> **Problem details**
Write out the full listing exactly as given, minus the images.

--- Information provided ---

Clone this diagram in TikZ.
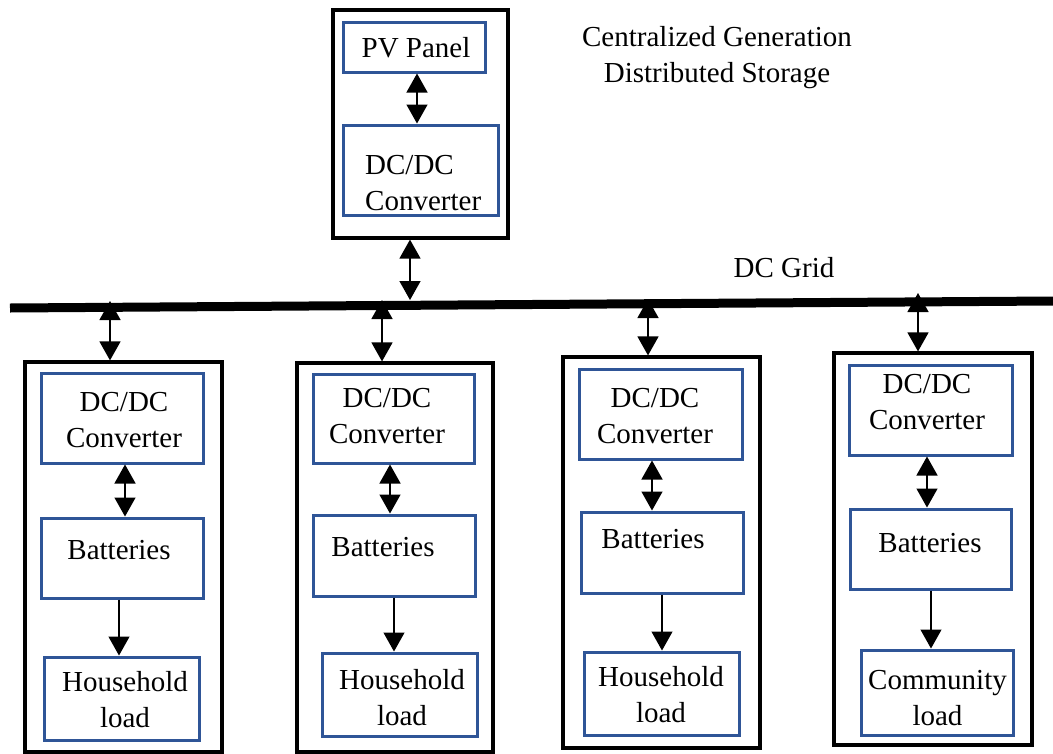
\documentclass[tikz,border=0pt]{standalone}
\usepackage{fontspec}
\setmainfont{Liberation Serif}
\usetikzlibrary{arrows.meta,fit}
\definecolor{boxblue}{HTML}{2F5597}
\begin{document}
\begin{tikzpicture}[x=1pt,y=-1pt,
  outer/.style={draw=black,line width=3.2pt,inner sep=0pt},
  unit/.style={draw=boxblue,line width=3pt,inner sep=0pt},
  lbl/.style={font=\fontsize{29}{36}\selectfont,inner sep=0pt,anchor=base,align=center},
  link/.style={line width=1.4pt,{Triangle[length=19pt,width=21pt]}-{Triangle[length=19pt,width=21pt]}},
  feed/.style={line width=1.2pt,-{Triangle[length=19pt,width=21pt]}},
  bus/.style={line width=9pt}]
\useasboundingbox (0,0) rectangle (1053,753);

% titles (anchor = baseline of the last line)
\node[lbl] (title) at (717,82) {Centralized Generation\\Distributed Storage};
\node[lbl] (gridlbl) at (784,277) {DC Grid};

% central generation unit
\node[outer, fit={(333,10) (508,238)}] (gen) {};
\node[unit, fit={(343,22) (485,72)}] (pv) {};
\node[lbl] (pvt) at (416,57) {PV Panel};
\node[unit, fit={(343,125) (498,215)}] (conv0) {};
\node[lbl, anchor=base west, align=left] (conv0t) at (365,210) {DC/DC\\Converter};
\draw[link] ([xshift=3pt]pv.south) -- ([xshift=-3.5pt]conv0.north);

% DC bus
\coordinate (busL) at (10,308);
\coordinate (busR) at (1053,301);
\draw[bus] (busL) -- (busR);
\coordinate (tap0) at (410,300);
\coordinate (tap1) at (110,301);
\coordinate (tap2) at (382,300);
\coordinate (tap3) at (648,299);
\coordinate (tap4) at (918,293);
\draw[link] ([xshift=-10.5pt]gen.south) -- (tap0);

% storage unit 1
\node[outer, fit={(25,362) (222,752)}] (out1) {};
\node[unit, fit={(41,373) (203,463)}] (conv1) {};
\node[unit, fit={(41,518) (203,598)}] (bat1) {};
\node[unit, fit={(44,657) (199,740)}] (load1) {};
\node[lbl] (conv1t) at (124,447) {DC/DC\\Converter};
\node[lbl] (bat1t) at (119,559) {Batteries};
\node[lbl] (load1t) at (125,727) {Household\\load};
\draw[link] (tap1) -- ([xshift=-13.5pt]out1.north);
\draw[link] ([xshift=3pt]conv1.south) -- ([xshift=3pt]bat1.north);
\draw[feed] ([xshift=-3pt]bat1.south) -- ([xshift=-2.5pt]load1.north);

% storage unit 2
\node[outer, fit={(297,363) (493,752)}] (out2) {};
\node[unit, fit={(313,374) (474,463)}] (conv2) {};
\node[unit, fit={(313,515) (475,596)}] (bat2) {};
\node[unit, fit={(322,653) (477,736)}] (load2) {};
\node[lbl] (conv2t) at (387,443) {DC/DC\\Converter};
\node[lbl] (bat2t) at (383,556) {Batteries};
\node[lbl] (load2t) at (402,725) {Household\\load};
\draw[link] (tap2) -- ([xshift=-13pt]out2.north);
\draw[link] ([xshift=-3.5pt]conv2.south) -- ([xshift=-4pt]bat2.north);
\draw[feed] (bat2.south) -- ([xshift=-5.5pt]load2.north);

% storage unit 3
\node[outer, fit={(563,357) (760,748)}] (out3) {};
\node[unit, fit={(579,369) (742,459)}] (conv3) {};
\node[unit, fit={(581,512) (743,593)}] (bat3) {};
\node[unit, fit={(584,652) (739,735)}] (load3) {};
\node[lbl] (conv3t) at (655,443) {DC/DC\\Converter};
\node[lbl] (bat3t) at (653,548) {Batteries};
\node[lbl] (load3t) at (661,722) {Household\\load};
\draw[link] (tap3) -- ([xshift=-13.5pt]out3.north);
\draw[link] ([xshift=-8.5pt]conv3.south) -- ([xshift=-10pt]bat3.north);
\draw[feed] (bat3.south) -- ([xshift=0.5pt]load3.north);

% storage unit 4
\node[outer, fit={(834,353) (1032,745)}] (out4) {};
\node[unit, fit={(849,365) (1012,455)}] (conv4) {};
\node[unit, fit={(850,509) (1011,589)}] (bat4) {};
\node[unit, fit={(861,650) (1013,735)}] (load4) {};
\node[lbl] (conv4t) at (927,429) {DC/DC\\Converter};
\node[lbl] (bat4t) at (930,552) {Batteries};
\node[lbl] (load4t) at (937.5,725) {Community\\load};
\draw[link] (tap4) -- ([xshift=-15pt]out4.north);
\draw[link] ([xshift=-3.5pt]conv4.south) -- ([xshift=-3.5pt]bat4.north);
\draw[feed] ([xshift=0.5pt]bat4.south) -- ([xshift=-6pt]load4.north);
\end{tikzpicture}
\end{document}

---

> **The completed task**
Clone this diagram in TikZ.
\documentclass[tikz,border=0pt]{standalone}
\usepackage{fontspec}
\setmainfont{Liberation Serif}
\usetikzlibrary{arrows.meta,fit}
\definecolor{boxblue}{HTML}{2F5597}
\begin{document}
\begin{tikzpicture}[x=1pt,y=-1pt,
  outer/.style={draw=black,line width=3.2pt,inner sep=0pt},
  unit/.style={draw=boxblue,line width=3pt,inner sep=0pt},
  lbl/.style={font=\fontsize{29}{36}\selectfont,inner sep=0pt,anchor=base,align=center},
  link/.style={line width=1.4pt,{Triangle[length=19pt,width=21pt]}-{Triangle[length=19pt,width=21pt]}},
  feed/.style={line width=1.2pt,-{Triangle[length=19pt,width=21pt]}},
  bus/.style={line width=9pt}]
\useasboundingbox (0,0) rectangle (1053,753);

% titles (anchor = baseline of the last line)
\node[lbl] (title) at (717,82) {Centralized Generation\\Distributed Storage};
\node[lbl] (gridlbl) at (784,277) {DC Grid};

% central generation unit
\node[outer, fit={(333,10) (508,238)}] (gen) {};
\node[unit, fit={(343,22) (485,72)}] (pv) {};
\node[lbl] (pvt) at (416,57) {PV Panel};
\node[unit, fit={(343,125) (498,215)}] (conv0) {};
\node[lbl, anchor=base west, align=left] (conv0t) at (365,210) {DC/DC\\Converter};
\draw[link] ([xshift=3pt]pv.south) -- ([xshift=-3.5pt]conv0.north);

% DC bus
\coordinate (busL) at (10,308);
\coordinate (busR) at (1053,301);
\draw[bus] (busL) -- (busR);
\coordinate (tap0) at (410,300);
\coordinate (tap1) at (110,301);
\coordinate (tap2) at (382,300);
\coordinate (tap3) at (648,299);
\coordinate (tap4) at (918,293);
\draw[link] ([xshift=-10.5pt]gen.south) -- (tap0);

% storage unit 1
\node[outer, fit={(25,362) (222,752)}] (out1) {};
\node[unit, fit={(41,373) (203,463)}] (conv1) {};
\node[unit, fit={(41,518) (203,598)}] (bat1) {};
\node[unit, fit={(44,657) (199,740)}] (load1) {};
\node[lbl] (conv1t) at (124,447) {DC/DC\\Converter};
\node[lbl] (bat1t) at (119,559) {Batteries};
\node[lbl] (load1t) at (125,727) {Household\\load};
\draw[link] (tap1) -- ([xshift=-13.5pt]out1.north);
\draw[link] ([xshift=3pt]conv1.south) -- ([xshift=3pt]bat1.north);
\draw[feed] ([xshift=-3pt]bat1.south) -- ([xshift=-2.5pt]load1.north);

% storage unit 2
\node[outer, fit={(297,363) (493,752)}] (out2) {};
\node[unit, fit={(313,374) (474,463)}] (conv2) {};
\node[unit, fit={(313,515) (475,596)}] (bat2) {};
\node[unit, fit={(322,653) (477,736)}] (load2) {};
\node[lbl] (conv2t) at (387,443) {DC/DC\\Converter};
\node[lbl] (bat2t) at (383,556) {Batteries};
\node[lbl] (load2t) at (402,725) {Household\\load};
\draw[link] (tap2) -- ([xshift=-13pt]out2.north);
\draw[link] ([xshift=-3.5pt]conv2.south) -- ([xshift=-4pt]bat2.north);
\draw[feed] (bat2.south) -- ([xshift=-5.5pt]load2.north);

% storage unit 3
\node[outer, fit={(563,357) (760,748)}] (out3) {};
\node[unit, fit={(579,369) (742,459)}] (conv3) {};
\node[unit, fit={(581,512) (743,593)}] (bat3) {};
\node[unit, fit={(584,652) (739,735)}] (load3) {};
\node[lbl] (conv3t) at (655,443) {DC/DC\\Converter};
\node[lbl] (bat3t) at (653,548) {Batteries};
\node[lbl] (load3t) at (661,722) {Household\\load};
\draw[link] (tap3) -- ([xshift=-13.5pt]out3.north);
\draw[link] ([xshift=-8.5pt]conv3.south) -- ([xshift=-10pt]bat3.north);
\draw[feed] (bat3.south) -- ([xshift=0.5pt]load3.north);

% storage unit 4
\node[outer, fit={(834,353) (1032,745)}] (out4) {};
\node[unit, fit={(849,365) (1012,455)}] (conv4) {};
\node[unit, fit={(850,509) (1011,589)}] (bat4) {};
\node[unit, fit={(861,650) (1013,735)}] (load4) {};
\node[lbl] (conv4t) at (927,429) {DC/DC\\Converter};
\node[lbl] (bat4t) at (930,552) {Batteries};
\node[lbl] (load4t) at (937.5,725) {Community\\load};
\draw[link] (tap4) -- ([xshift=-15pt]out4.north);
\draw[link] ([xshift=-3.5pt]conv4.south) -- ([xshift=-3.5pt]bat4.north);
\draw[feed] ([xshift=0.5pt]bat4.south) -- ([xshift=-6pt]load4.north);
\end{tikzpicture}
\end{document}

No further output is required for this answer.